Joint Calls

Thylakoid ion flux-Linking photosynthetic efficiency with osmotic stress response

  • Acronym Flux4LIVES
  • Duration 36
  • Project leader Dr. Ute Armbruster, Max Planck Institute Potsdam, funded by DFG
  • Other project participants Professor Dr. David Mark Kramer, Michigan State University, funded by NSF (pending)
    Professor Dr. Hans-Henning Kunz, Washington State University, funded by NSF (pending)
    Dr. Kees Venema, Consejo Superior de Investigaciones Científicas (CSIC), self-financed

  • Funding
  • Total Granted budget


The global need for dramatic increases in food and fuel over the next decades requires the rapid development of crops with enhanced photosynthetic efficiency and robustness or tolerance to environmental challenges. Recent work suggests that the dynamics (or speed) of activation and deactivation of photoprotective mechanisms of photosynthesis are critical for avoidance of photodamage and for improving the efficiency of light capture of photosynthesis. Intriguingly, the initial characterization of mutants defective in thylakoid ion transport proteins uncovered a key role for thylakoid ion flux in regulating these dynamic responses. Moreover, thylakoid ion carriers act on Ca2+ signalling, a central mediator in the osmotic stress response.

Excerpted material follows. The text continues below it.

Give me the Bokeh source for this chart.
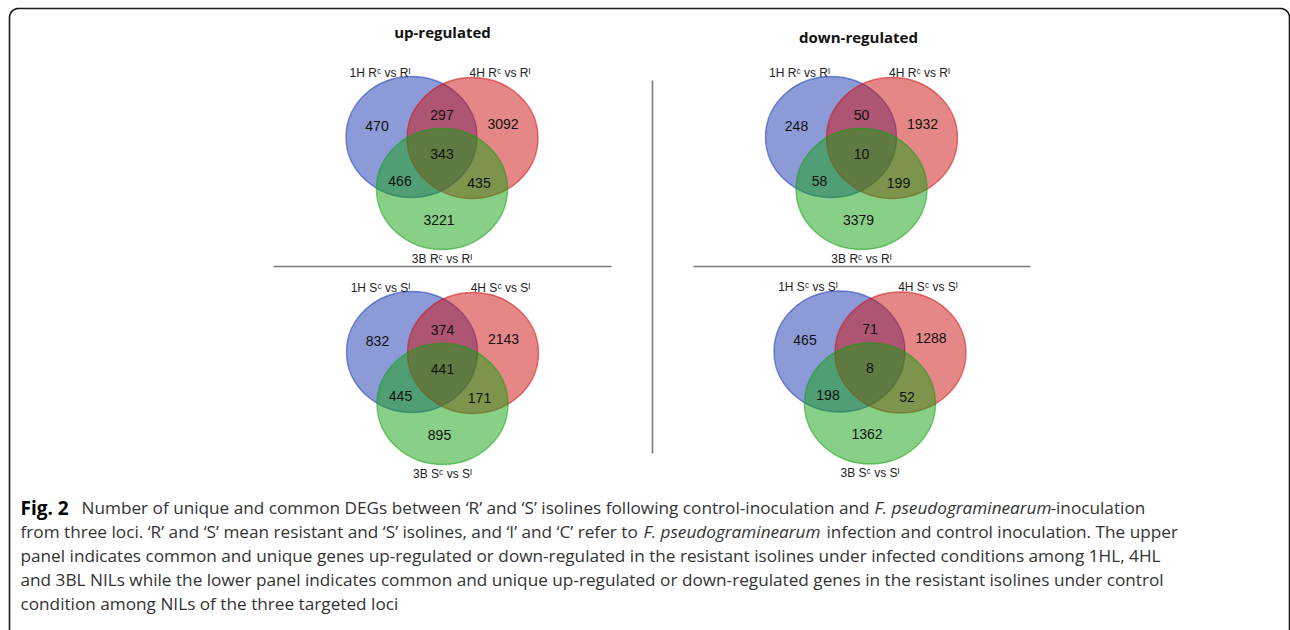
import math
from bokeh.plotting import figure
from bokeh.models import Range1d
from bokeh.core.properties import value
from bokeh.embed import file_html
from bokeh.resources import INLINE

# ---------------------------------------------------------------- data
# Gene counts per Venn region, in the order of `regions`
regions = ["1H only", "1H & 4H", "4H only", "1H & 4H & 3B", "1H & 3B", "4H & 3B", "3B only"]
up_infected = [470, 297, 3092, 343, 466, 435, 3221]
down_infected = [248, 50, 1932, 10, 58, 199, 3379]
up_control = [832, 374, 2143, 441, 445, 171, 895]
down_control = [465, 71, 1288, 8, 198, 52, 1362]

labels_infected = ["1H R\u1d9c vs R\u1d35", "4H R\u1d9c vs R\u1d35", "3B R\u1d9c vs R\u1d35"]
labels_control = ["1H S\u1d9c vs S\u1d35", "4H S\u1d9c vs S\u1d35", "3B S\u1d9c vs S\u1d35"]

column_titles = ["up-regulated", "down-regulated"]

caption_lines = [
    [("Fig. 2", "bold"),
     ("Number of unique and common DEGs between \u2018R\u2019 and \u2018S\u2019 isolines following control-inoculation and", "normal"),
     ("F. pseudograminearum", "italic"),
     ("-inoculation", "normal")],
    [("from three loci. \u2018R\u2019 and \u2018S\u2019 mean resistant and \u2018S\u2019 isolines, and \u2018I\u2019 and \u2018C\u2019 refer to", "normal"),
     ("F. pseudograminearum", "italic"),
     ("infection and control inoculation. The upper", "normal")],
    [("panel indicates common and unique genes up-regulated or down-regulated in the resistant isolines under infected conditions among 1HL, 4HL", "normal")],
    [("and 3BL NILs while the lower panel indicates common and unique up-regulated or down-regulated genes in the resistant isolines under control", "normal")],
    [("condition among NILs of the three targeted loci", "normal")],
]

# ---------------------------------------------------------------- layout
W, H = 1290, 630
panels = [
    # (counts, set labels, centre x, centre y)
    (up_infected, labels_infected, 441.5, 137.0),
    (down_infected, labels_infected, 861.0, 137.0),
    (up_control, labels_control, 442.0, 352.0),
    (down_control, labels_control, 869.5, 351.5),
]
ELL_W, ELL_H = 131, 121
set_offsets = [(-30.5, -0.5), (30.5, 0.5), (0.0, 51.5)]
set_fill = ["#1937AF", "#CD0F0F", "#11A111"]
region_offsets = [(-65, -12), (0, -23), (61, -14), (0, 16), (-42, 43), (37, 45), (-3, 82)]
label_offsets = [(-62, -65), (58, -65), (0, 121)]
title_pos = [(442, 31), (858, 36)]

# left edge of each caption segment (the italic name is about 175 px wide)
caption_x = {0: [20, 81, 874, 1050], 1: [20, 643, 826], 2: [20], 3: [20], 4: [20]}
caption_y = [507, 531, 555, 579, 603]
caption_size = {"bold": "19px", "normal": "17.2px", "italic": "17.2px"}

p = figure(width=W, height=H, output_backend="svg", toolbar_location=None,
           x_range=Range1d(0, W), y_range=Range1d(H, 0),
           x_axis_location=None, y_axis_location=None, min_border=0)
p.grid.visible = False
p.outline_line_color = None
p.background_fill_color = "white"

# frame with rounded top corners
x0, x1, y0, r = 9.0, 1289.0, 8.0, 9.0
bx, by = [x0], [H + 10.0]
for k in range(13):
    t = math.pi + 0.5 * math.pi * k / 12
    bx.append(x0 + r + r * math.cos(t)); by.append(y0 + r + r * math.sin(t))
for k in range(13):
    t = 1.5 * math.pi + 0.5 * math.pi * k / 12
    bx.append(x1 - r + r * math.cos(t)); by.append(y0 + r + r * math.sin(t))
bx.append(x1); by.append(H + 10.0)
p.line(bx, by, line_color="#1a1a1a", line_width=1.6)

# separators
p.line([273, 611], [266, 266], line_color="#7a7a7a", line_width=1.6)
p.line([693, 1030], [266, 266], line_color="#7a7a7a", line_width=1.6)
p.line([652, 652], [80, 453], line_color="#7a7a7a", line_width=1.6)

# Venn ellipses, one call per set so later sets overlay earlier ones
for s in range(3):
    xs = [cx + set_offsets[s][0] for _, _, cx, cy in panels]
    ys = [cy + set_offsets[s][1] for _, _, cx, cy in panels]
    p.ellipse(x=xs, y=ys, width=ELL_W, height=ELL_H,
              fill_color=set_fill[s], fill_alpha=0.5,
              line_color=set_fill[s], line_alpha=0.55, line_width=1.4)

# region counts and set labels
nx, ny, nt = [], [], []
lx, ly, lt = [], [], []
for counts, labels, cx, cy in panels:
    for (dx, dy), n in zip(region_offsets, counts):
        nx.append(cx + dx); ny.append(cy + dy); nt.append(str(n))
    for (dx, dy), lab in zip(label_offsets, labels):
        lx.append(cx + dx); ly.append(cy + dy); lt.append(lab)
p.text(x=nx, y=ny, text=nt, text_align="center", text_baseline="middle",
       text_font=value("Liberation Sans"), text_font_size="14px", text_color="#111111")
p.text(x=lx, y=ly, text=lt, text_align="center", text_baseline="middle",
       text_font=value("Liberation Sans"), text_font_size="12px", text_color="#222222")

# column titles
p.text(x=[t[0] for t in title_pos], y=[t[1] for t in title_pos], text=column_titles,
       text_align="center", text_baseline="middle", text_font=value("Open Sans"),
       text_font_size="15px", text_font_style="bold", text_color="#111111")

# caption
for i, segs in enumerate(caption_lines):
    for (txt, style), x in zip(segs, caption_x[i]):
        p.text(x=[x], y=[caption_y[i]], text=[txt], text_align="left",
               text_baseline="middle", text_font=value("Open Sans"),
               text_font_size=caption_size[style], text_font_style=style,
               text_color="#000000" if style == "bold" else "#333333")

open("out.html", "w").write(file_html(p, INLINE))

Taken together, these findings strongly suggest thylakoid ion flux as a promising, perhaps pivotal, target for plant improvement, yet our knowledge of key components is far from complete. Our preliminary results suggest that additional, previously uncharacterized, proteins are involved in fine-tuning the thylakoid network of ion homeostatic mechanisms and that multiple ion flux systems cooperate towards their physiological functions. A key goal of our consortium is to develop a mathematical model which will link modifications to thylakoid ion flux with photosynthetic efficiency and hyperosmotic stress response. The model will allow for testing new strategies to improve plant yield in various environments. We will use two data sets to verify and train our model: (a) experimental data derived from Arabidopsis and tomato mutants with loss- and gain of function in thylakoid ion transport proteins and (b) data derived from tomatoes grown commercially in Spain. The project brings together an international group with complementary expertise in chloroplast biology, thylakoid ion flux, bioenergetics, spectroscopy, phenotyping, modelling, ionomics, and biochemistry. We propose to pursue the following work packages (WP): (i) complete the thylakoid ion transport protein inventory; (ii) Determine the role of thylakoid ion flux interactions in photosynthesis and hyperosmotic stress resistance; (iii) Identify the process by which thylakoid ion flux impacts the hyperosmotic stress response; (iv) Analyse thylakoid ion flux impacts on key agronomical traits in tomato; and (v) Generate a model for simulating increases to photosynthetic efficiency and salt stress resistance as a function of thylakoid ion flux.